#### AVAILABLE DATA:
::::::::

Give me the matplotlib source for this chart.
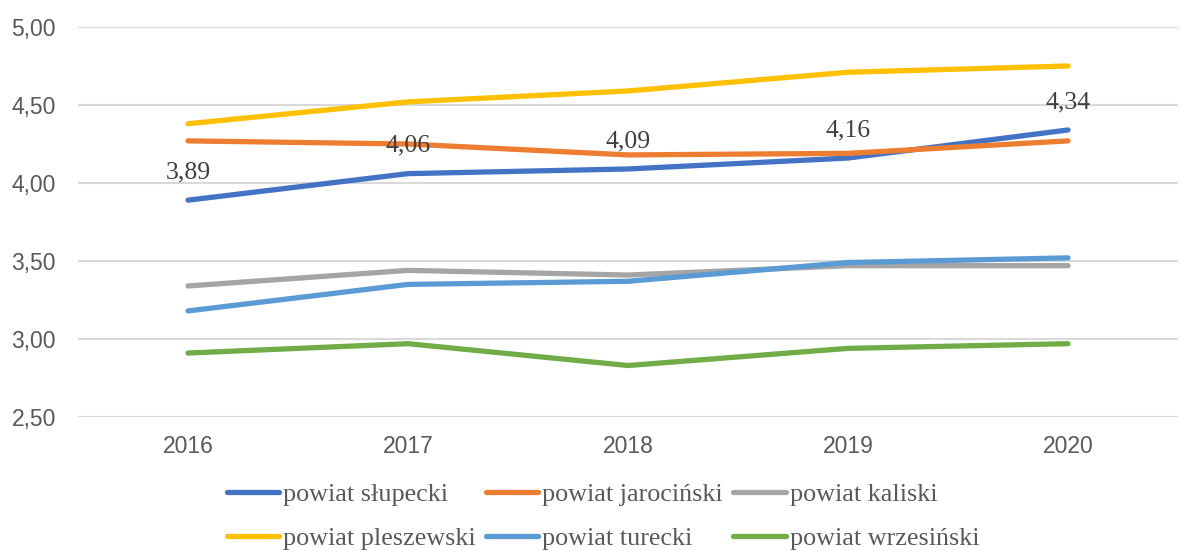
import matplotlib.pyplot as plt
from matplotlib.ticker import FuncFormatter

years = ["2016", "2017", "2018", "2019", "2020"]

slupecki = [3.89, 4.06, 4.09, 4.16, 4.34]
jarocinski = [4.27, 4.25, 4.18, 4.19, 4.27]
kaliski = [3.34, 3.44, 3.41, 3.47, 3.47]
pleszewski = [4.38, 4.52, 4.59, 4.71, 4.75]
turecki = [3.18, 3.35, 3.37, 3.49, 3.52]
wrzesinski = [2.91, 2.97, 2.83, 2.94, 2.97]

series = [
    ("powiat słupecki", slupecki, "#4472C4"),
    ("powiat jarociński", jarocinski, "#ED7D31"),
    ("powiat kaliski", kaliski, "#A5A5A5"),
    ("powiat pleszewski", pleszewski, "#FFC000"),
    ("powiat turecki", turecki, "#5B9BD5"),
    ("powiat wrzesiński", wrzesinski, "#70AD47"),
]

W, H = 1181, 551
fig = plt.figure(figsize=(W / 100, H / 100), dpi=100)
ax = fig.add_axes([78 / W, 1 - 417 / H, 1100 / W, 390 / H])

x = list(range(len(years)))
lines = {}
for name, vals, color in series:
    (ln,) = ax.plot(x, vals, color=color, lw=3.8, solid_capstyle="round",
                    solid_joinstyle="round", label=name)
    lines[name] = ln

for xi, v in zip(x, slupecki):
    ax.annotate(f"{v:.2f}".replace(".", ","), (xi, v), xytext=(0, 20),
                textcoords="offset points", ha="center", va="center",
                fontsize=18.5, family="Liberation Serif", color="#404040")

ax.set_xlim(-0.5, len(years) - 0.5)
ax.set_ylim(2.5, 5.0)
ax.set_yticks([2.5, 3.0, 3.5, 4.0, 4.5, 5.0])
ax.yaxis.set_major_formatter(FuncFormatter(lambda v, p: f"{v:.2f}".replace(".", ",")))
ax.set_xticks(x)
ax.set_xticklabels(years)
ax.tick_params(length=0, labelsize=16.5, labelcolor="#595959", pad=13)
ax.tick_params(axis="y", pad=16)
for lbl in ax.get_xticklabels() + ax.get_yticklabels():
    lbl.set_family("Liberation Sans")
for s in ax.spines.values():
    s.set_visible(False)
ax.grid(axis="y", color="#D9D9D9", lw=1.5)
ax.set_axisbelow(True)

order = ["powiat słupecki", "powiat pleszewski", "powiat jarociński",
         "powiat turecki", "powiat kaliski", "powiat wrzesiński"]
leg = fig.legend([lines[n] for n in order], order, ncol=3, loc="upper center",
                 bbox_to_anchor=(603 / W, 1 - 472 / H), frameon=False,
                 prop={"family": "Liberation Serif", "size": 18.8},
                 handlelength=2.0, handletextpad=0.15, columnspacing=0.4,
                 labelspacing=0.8, borderaxespad=0.0)
for t in leg.get_texts():
    t.set_color("#595959")

fig.savefig("out.png", dpi=100)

::::::::

#### WHAT YOU NEED TO DO:
Reproduce the listing exactly. Leave its pictures out.

#### FINISHED ANSWER:
Give me the matplotlib source for this chart.
import matplotlib.pyplot as plt
from matplotlib.ticker import FuncFormatter

years = ["2016", "2017", "2018", "2019", "2020"]

slupecki = [3.89, 4.06, 4.09, 4.16, 4.34]
jarocinski = [4.27, 4.25, 4.18, 4.19, 4.27]
kaliski = [3.34, 3.44, 3.41, 3.47, 3.47]
pleszewski = [4.38, 4.52, 4.59, 4.71, 4.75]
turecki = [3.18, 3.35, 3.37, 3.49, 3.52]
wrzesinski = [2.91, 2.97, 2.83, 2.94, 2.97]

series = [
    ("powiat słupecki", slupecki, "#4472C4"),
    ("powiat jarociński", jarocinski, "#ED7D31"),
    ("powiat kaliski", kaliski, "#A5A5A5"),
    ("powiat pleszewski", pleszewski, "#FFC000"),
    ("powiat turecki", turecki, "#5B9BD5"),
    ("powiat wrzesiński", wrzesinski, "#70AD47"),
]

W, H = 1181, 551
fig = plt.figure(figsize=(W / 100, H / 100), dpi=100)
ax = fig.add_axes([78 / W, 1 - 417 / H, 1100 / W, 390 / H])

x = list(range(len(years)))
lines = {}
for name, vals, color in series:
    (ln,) = ax.plot(x, vals, color=color, lw=3.8, solid_capstyle="round",
                    solid_joinstyle="round", label=name)
    lines[name] = ln

for xi, v in zip(x, slupecki):
    ax.annotate(f"{v:.2f}".replace(".", ","), (xi, v), xytext=(0, 20),
                textcoords="offset points", ha="center", va="center",
                fontsize=18.5, family="Liberation Serif", color="#404040")

ax.set_xlim(-0.5, len(years) - 0.5)
ax.set_ylim(2.5, 5.0)
ax.set_yticks([2.5, 3.0, 3.5, 4.0, 4.5, 5.0])
ax.yaxis.set_major_formatter(FuncFormatter(lambda v, p: f"{v:.2f}".replace(".", ",")))
ax.set_xticks(x)
ax.set_xticklabels(years)
ax.tick_params(length=0, labelsize=16.5, labelcolor="#595959", pad=13)
ax.tick_params(axis="y", pad=16)
for lbl in ax.get_xticklabels() + ax.get_yticklabels():
    lbl.set_family("Liberation Sans")
for s in ax.spines.values():
    s.set_visible(False)
ax.grid(axis="y", color="#D9D9D9", lw=1.5)
ax.set_axisbelow(True)

order = ["powiat słupecki", "powiat pleszewski", "powiat jarociński",
         "powiat turecki", "powiat kaliski", "powiat wrzesiński"]
leg = fig.legend([lines[n] for n in order], order, ncol=3, loc="upper center",
                 bbox_to_anchor=(603 / W, 1 - 472 / H), frameon=False,
                 prop={"family": "Liberation Serif", "size": 18.8},
                 handlelength=2.0, handletextpad=0.15, columnspacing=0.4,
                 labelspacing=0.8, borderaxespad=0.0)
for t in leg.get_texts():
    t.set_color("#595959")

fig.savefig("out.png", dpi=100)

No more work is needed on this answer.